24 percent for higher or additional rate taxpayers (on residential property gains).
Example
Anna owned a house for 12 years and lived in it for 9. She rented it out for the remaining 3 years. Her gain was £120,000.
She receives PRR for 9 years plus the final 9 months, which is roughly 80 percent of ownership.
Therefore, 20 percent of the gain (£24,000) is taxable.
If she is a higher rate taxpayer, her Capital Gains Tax bill would be:
£24,000 × 24 percent = £5,760.
How to claim Private Residence Relief
You do not need to claim PRR if your home qualifies fully and there is no tax to pay. However, if you only qualify for partial relief, you must calculate the exempt and taxable portions and report the gain to HMRC.
You can do this either through:
The Capital Gains Tax on UK property account (within 60 days of completion), or
Your Self Assessment tax return, if you are already required to file one.
Records you should keep
To support your calculation and claim for relief, keep:
The purchase and sale contracts.
Invoices for estate agents, solicitors, and improvement work.

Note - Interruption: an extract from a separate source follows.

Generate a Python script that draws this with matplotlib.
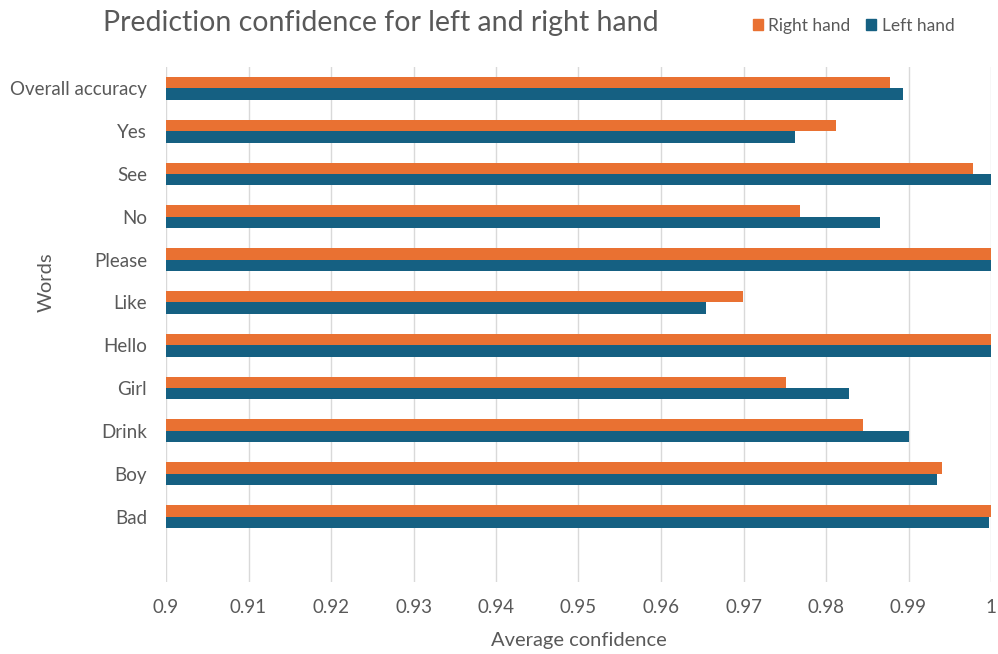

Dates when you moved in or out.
Details of any periods the property was rented or used for business.
HMRC can request this information if they review your CGT calculation.
Common mistakes to avoid
Assuming all property sales are exempt.
Forgetting to report the sale if part of the gain is taxable.
Mixing up home improvements (which qualify) with general repairs (which do not).
Missing the 60-day reporting deadline for taxable property gains.
Conclusion
Most people do not pay Capital Gains Tax when selling their main home, thanks to Private Residence Relief. However, if the property was ever rented out, used for business, or not always your main residence, part of the gain could be taxable.
By keeping detailed records, understanding the conditions for relief, and reporting any taxable gains on time, you can ensure your sale is handled correctly and that you only pay the tax you owe. If your circumstances are complicated, consider seeking advice from a qualified tax adviser or accountant to confirm how the rules apply to your situation.